Car un corollaire à l'appropriation de la beauté de l'œuvre ("c'est à MOI" semble crier le collectionneur par l'accrochage des toiles sur son mur), à ce geste très intime et personnel, est de se positionner dans le réseau social. Bien qu'on collectionne pour être entouré de beaux objets, d'objets ayant un sens qui nous permette de comprendre le monde comme tout autre objet d'art et de culture, le rayonnement social véhiculé par la collection possède un rôle qui lui est particulier. En achetant une œuvre, le collectionneur achète l'artiste ou, plus spécifiquement, une part de son pouvoir créateur, de démiurge, tel un Faust à la petite semaine.
La grandiloquence du discours des collectionneurs est à cet égard révélateur de la petitesse de leurs motivations. J'en suis. Qui se baladerait avec fierté dans son appartement en discourant longuement auprès de ses invités à propos des nombreux posters qu'il aurait achetés chez Ikéa? Construire un discours personnel sur une collection d'œuvres amassées au fil des ans, c'est re-créer la narration créative des artistes qui les ont produites. C'est s'approprier non plus la beauté, mais l'enivrant spectre infini des possibles que représente la création artistique.
De gustibus et coloris non est disputandum? Bullshit! Des goûts et des couleurs, nous ne faisons que cela, discuter! Encore plus le collectionneur, grand ou petit, richissime ou modeste. De ce discours, légitimé par la possession de l'œuvre d'art (c'est-à-dire par la capacité à décider, par l'achat, de ce qui constitue une "bonne" œuvre d'art, comme le souligne Lindemann dans l'extrait cité), émerge le jugement esthétique socialement marqué.
Ainsi, collectionner des œuvres d'art a des répercussions sociales bien plus importantes que le fait de collectionner des boîtes d'allumettes ou des autocollants: les acheteurs influencent grandement la production artistique qui s'adapte en partie à ces jugements, dans une danse à plusieurs millions de dollars. Plus le collectionneur est important, c'est-à-dire plus il est riche, plus son influence sur le développement des pratiques et discours plastiques est importante.

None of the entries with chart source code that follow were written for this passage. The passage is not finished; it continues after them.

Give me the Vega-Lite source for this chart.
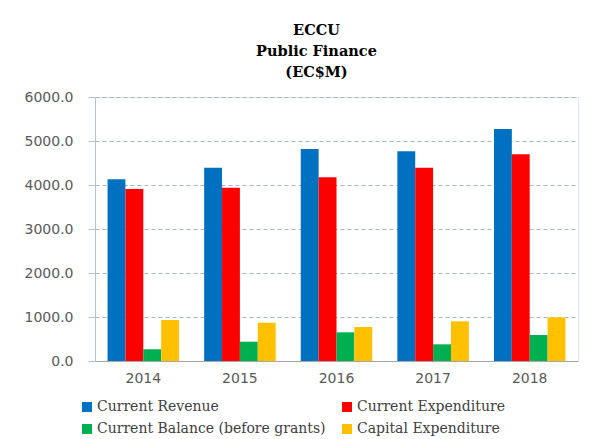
{
  "$schema": "https://vega.github.io/schema/vega-lite/v6.json",
  "width": 483,
  "height": 264,
  "autosize": {"type": "none"},
  "padding": {"left": 95, "top": 97, "right": 25, "bottom": 78},
  "background": "white",
  "title": {
    "text": ["ECCU", "Public Finance", "(EC$M)"],
    "font": "DejaVu Serif",
    "fontSize": 14.5,
    "fontWeight": "bold",
    "color": "#000000",
    "lineHeight": 21,
    "anchor": "middle",
    "dx": -20,
    "offset": 10
  },
  "data": {
    "values": [
      {"year": "2014", "series": "Current Revenue", "value": 4130},
      {"year": "2014", "series": "Current Expenditure", "value": 3909},
      {"year": "2014", "series": "Current Balance (before grants)", "value": 266},
      {"year": "2014", "series": "Capital Expenditure", "value": 932},
      {"year": "2015", "series": "Current Revenue", "value": 4393},
      {"year": "2015", "series": "Current Expenditure", "value": 3939},
      {"year": "2015", "series": "Current Balance (before grants)", "value": 439},
      {"year": "2015", "series": "Capital Expenditure", "value": 870},
      {"year": "2016", "series": "Current Revenue", "value": 4818},
      {"year": "2016", "series": "Current Expenditure", "value": 4174},
      {"year": "2016", "series": "Current Balance (before grants)", "value": 652},
      {"year": "2016", "series": "Capital Expenditure", "value": 773},
      {"year": "2017", "series": "Current Revenue", "value": 4765},
      {"year": "2017", "series": "Current Expenditure", "value": 4393},
      {"year": "2017", "series": "Current Balance (before grants)", "value": 379},
      {"year": "2017", "series": "Capital Expenditure", "value": 902},
      {"year": "2018", "series": "Current Revenue", "value": 5273},
      {"year": "2018", "series": "Current Expenditure", "value": 4697},
      {"year": "2018", "series": "Current Balance (before grants)", "value": 591},
      {"year": "2018", "series": "Capital Expenditure", "value": 993}
    ]
  },
  "mark": {"type": "bar"},
  "encoding": {
    "x": {
      "field": "year",
      "type": "nominal",
      "scale": {"paddingInner": 0.26, "paddingOuter": 0.13},
      "axis": {
        "title": null,
        "labelAngle": 0,
        "labelFont": "DejaVu Sans",
        "labelFontSize": 14,
        "labelColor": "#595959",
        "labelPadding": 10,
        "ticks": false,
        "domainColor": "#a6a6a6",
        "domainWidth": 1,
        "grid": false
      }
    },
    "xOffset": {
      "field": "series",
      "type": "nominal",
      "sort": ["Current Revenue", "Current Expenditure", "Current Balance (before grants)", "Capital Expenditure"],
      "scale": {"paddingInner": 0, "paddingOuter": 0}
    },
    "y": {
      "field": "value",
      "type": "quantitative",
      "scale": {"domain": [0, 6000], "nice": false},
      "axis": {
        "title": null,
        "values": [0, 1000, 2000, 3000, 4000, 5000, 6000],
        "format": ".1f",
        "labelFont": "DejaVu Sans",
        "labelFontSize": 14,
        "labelColor": "#595959",
        "labelPadding": 15,
        "tickSize": 7,
        "tickColor": "#b4c0d4",
        "domainColor": "#b4c0d4",
        "gridColor": "#a6b2c8",
        "gridDash": [4, 3],
        "gridWidth": 1
      }
    },
    "color": {
      "field": "series",
      "type": "nominal",
      "scale": {
        "domain": ["Current Revenue", "Current Expenditure", "Current Balance (before grants)", "Capital Expenditure"],
        "range": ["#0070C0", "#FF0000", "#00B050", "#FFC000"]
      },
      "legend": {
        "title": null,
        "orient": "none",
        "direction": "horizontal",
        "legendX": -15,
        "legendY": 303,
        "columns": 2,
        "columnPadding": 14,
        "rowPadding": 8,
        "symbolType": "square",
        "symbolSize": 100,
        "symbolStrokeWidth": 0,
        "symbolOpacity": 1,
        "labelFont": "DejaVu Serif",
        "labelFontSize": 14,
        "labelColor": "#404040",
        "labelOffset": 3,
        "labelLimit": 400
      }
    }
  },
  "config": {
    "view": {"stroke": "#dbe3ee", "strokeWidth": 1}
  }
}
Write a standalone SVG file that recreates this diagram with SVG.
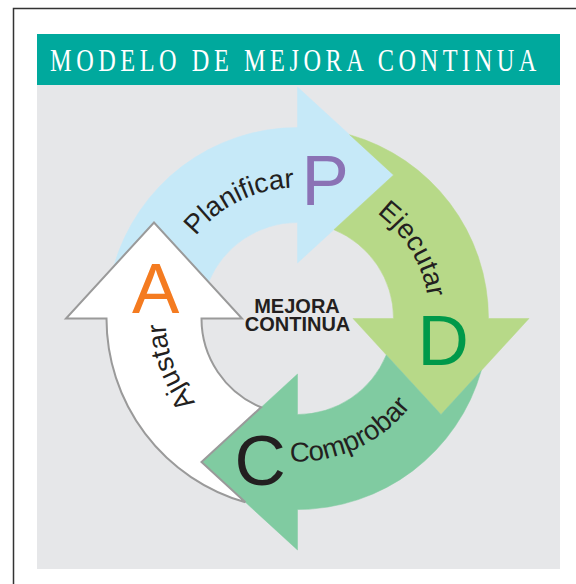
<svg xmlns="http://www.w3.org/2000/svg" xmlns:xlink="http://www.w3.org/1999/xlink" width="576" height="584" viewBox="0 0 576 584">
  <style>
    .lbl { font-family: "Liberation Sans", Arial, sans-serif; font-size: 27.5px; fill: #231F20; }
    .big { font-family: "Liberation Sans", Arial, sans-serif; font-size: 71px; }
    .ctr { font-family: "Liberation Sans", Arial, sans-serif; font-size: 20px; font-weight: bold; fill: #231F20; text-anchor: middle; }
    .title { font-family: "Liberation Serif", "Times New Roman", serif; font-size: 32px; fill: #FFFFFF; }
  </style>
  <defs>
    <path id="arrow" d="M -36.4 88.8 L -96 143.5 L -52.1 183.8 A 191 191 0 0 1 -191 0 L -231.5 0 L -143.5 -96 L -55.5 0 L -96 0 A 96 96 0 0 0 -36.4 88.8 Z"/>
    <path id="pPlan" d="M -101.8 -82.4 A 131 131 0 0 1 65.5 -113.4"/>
    <path id="pEjec" d="M 79.4 -105.4 A 132 132 0 0 1 130 22.9"/>
    <path id="pComp" d="M -7.5 142.8 A 143 143 0 0 0 134.4 48.9"/>
    <path id="pAjus" d="M -102.1 83.8 A 132 132 0 0 1 -124 -45.1"/>
  </defs>

  <rect x="13.5" y="8.5" width="640" height="640" fill="#FFFFFF" stroke="#333333" stroke-width="1.5"/>
  <rect x="37" y="84" width="523" height="485" fill="#E6E7E9"/>

  <g id="header">
    <rect x="37" y="34" width="523" height="51" fill="#00A99D"/>
    <text class="title" transform="translate(50,71) scale(0.76,1)" x="0" y="0" textLength="640" lengthAdjust="spacing">MODELO DE MEJORA CONTINUA</text>
  </g>

  <g transform="translate(297.5,318.5)">
    <g id="planificar">
      <use xlink:href="#arrow" transform="rotate(90)" fill="#C6E9F8" stroke="#C6E9F8" stroke-width="0.5"/>
      <text class="lbl"><textPath xlink:href="#pPlan">Planificar</textPath></text>
      <text class="big" x="4" y="-113.5" fill="#8B72B5">P</text>
    </g>
    <g id="ejecutar">
      <use xlink:href="#arrow" transform="rotate(180)" fill="#B7D988" stroke="#B7D988" stroke-width="0.5"/>
      <text class="lbl"><textPath xlink:href="#pEjec">Ejecutar</textPath></text>
      <text class="big" x="120" y="46.5" fill="#00994A">D</text>
    </g>
    <g id="comprobar">
      <use xlink:href="#arrow" transform="rotate(270)" fill="#80CBA1" stroke="#80CBA1" stroke-width="0.5"/>
      <text class="lbl"><textPath xlink:href="#pComp">Comprobar</textPath></text>
      <text class="big" x="-63" y="166.5" fill="#231F20">C</text>
    </g>
    <g id="ajustar">
      <use xlink:href="#arrow" fill="#FFFFFF" stroke="#9A9A9A" stroke-width="2"/>
      <text class="lbl"><textPath xlink:href="#pAjus">Ajustar</textPath></text>
      <text class="big" x="-165.5" y="-5.5" fill="#F47B20">A</text>
    </g>
  </g>

  <g id="center">
    <text class="ctr" x="297" y="313">MEJORA</text>
    <text class="ctr" x="297.5" y="331">CONTINUA</text>
  </g>
</svg>
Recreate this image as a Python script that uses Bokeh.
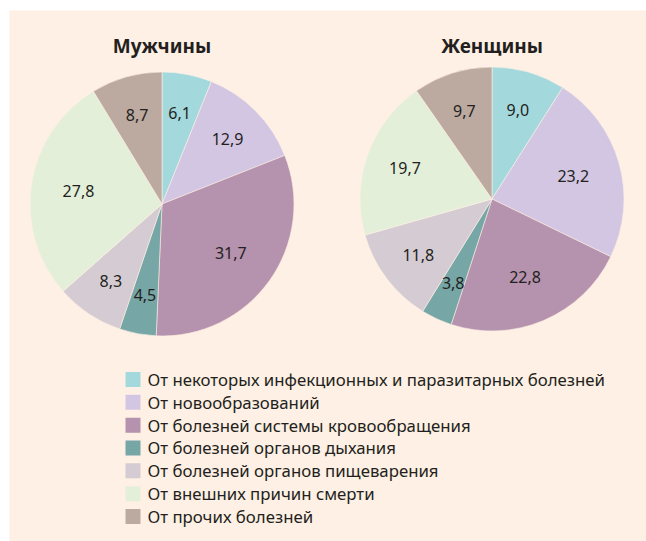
import math
from bokeh.plotting import figure
from bokeh.models import Range1d, ColumnDataSource
from bokeh.core.properties import value
from bokeh.embed import file_html
from bokeh.resources import INLINE

categories = [
    "От некоторых инфекционных и паразитарных болезней",
    "От новообразований",
    "От болезней системы кровообращения",
    "От болезней органов дыхания",
    "От болезней органов пищеварения",
    "От внешних причин смерти",
    "От прочих болезней",
]
colors = ["#a3d9dd", "#d3c6e2", "#b592ad", "#76a6a5", "#d5cbd3", "#e4efda", "#bcaaa0"]
men = [6.1, 12.9, 31.7, 4.5, 8.3, 27.8, 8.7]
women = [9.0, 23.2, 22.8, 3.8, 11.8, 19.7, 9.7]
titles = ["Мужчины", "Женщины"]

W, H = 646, 541
FONT = "Noto Sans"
TXT = "#231f20"
PANEL = "#fef0e4"

p = figure(width=W, height=H, output_backend="svg", toolbar_location=None,
           x_range=Range1d(0, W), y_range=Range1d(0, H), min_border=0)
p.axis.visible = False
p.grid.visible = False
p.outline_line_color = None
p.background_fill_color = "white"
p.border_fill_color = "white"

# panel
p.quad(left=9, right=W, bottom=0, top=H - 10, fill_color=PANEL, line_color=None)

def Y(py):
    return H - py

pies = [(161.5, 203.5, men), (491.5, 198.5, women)]
R = 132
for (cx, cy, vals), title in zip(pies, titles):
    total = sum(vals)
    starts, ends, lx, ly, labels = [], [], [], [], []
    cum = 0.0
    for v in vals:
        a0 = math.pi / 2 - 2 * math.pi * cum / total
        a1 = math.pi / 2 - 2 * math.pi * (cum + v) / total
        mid = (a0 + a1) / 2
        frac = 0.70 if v < 20 else 0.64
        starts.append(a0)
        ends.append(a1)
        lx.append(cx + R * frac * math.cos(mid))
        ly.append(Y(cy) + R * frac * math.sin(mid))
        labels.append(f"{v:.1f}".replace(".", ","))
        cum += v
    src = ColumnDataSource(dict(start=starts, end=ends, color=colors))
    p.wedge(x=cx, y=Y(cy), radius=R, start_angle="start", end_angle="end",
            direction="clock", fill_color="color", line_color=PANEL,
            line_width=0.6, source=src)
    p.text(x=lx, y=ly, text=labels, text_font=value(FONT), text_font_size="16px",
           text_color=TXT, text_align="center", text_baseline="middle")
    p.text(x=[cx], y=[Y(45)], text=[title], text_font=value(FONT),
           text_font_size="19px", text_font_style="bold", text_color=TXT,
           text_align="center", text_baseline="middle")

# legend
row0, step = 379, 22.83
ys = [Y(row0 + i * step) for i in range(len(categories))]
p.rect(x=[132.5] * len(categories), y=ys, width=15, height=15,
       fill_color=colors, line_color=None)
p.text(x=[147] * len(categories), y=ys, text=categories, text_font=value(FONT),
       text_font_size="16.8px", text_color=TXT, text_align="left",
       text_baseline="middle")

open("out.html", "w").write(file_html(p, INLINE))
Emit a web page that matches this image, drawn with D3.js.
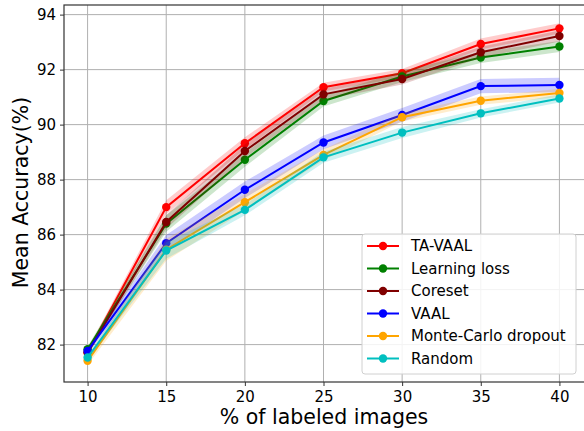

Les François Pinault ou Charles Saatchi de ce monde le démontrent amplement: ils ont créé au cours des dernières décennies, par leur pouvoir de leur fortune, des mouvements d'engouement envers des artistes maintenant parfois milliardaires qui ont fait en sorte que les œuvres de ces derniers se retrouvent maintenant dans les plus grandes collections muséales du monde.
Et cela est risible. Et l'artiste en rit mais en pleure, aussi.
Référence
Lindemann, Adam (2006), Collecting contemporary, Cologne: Taschen.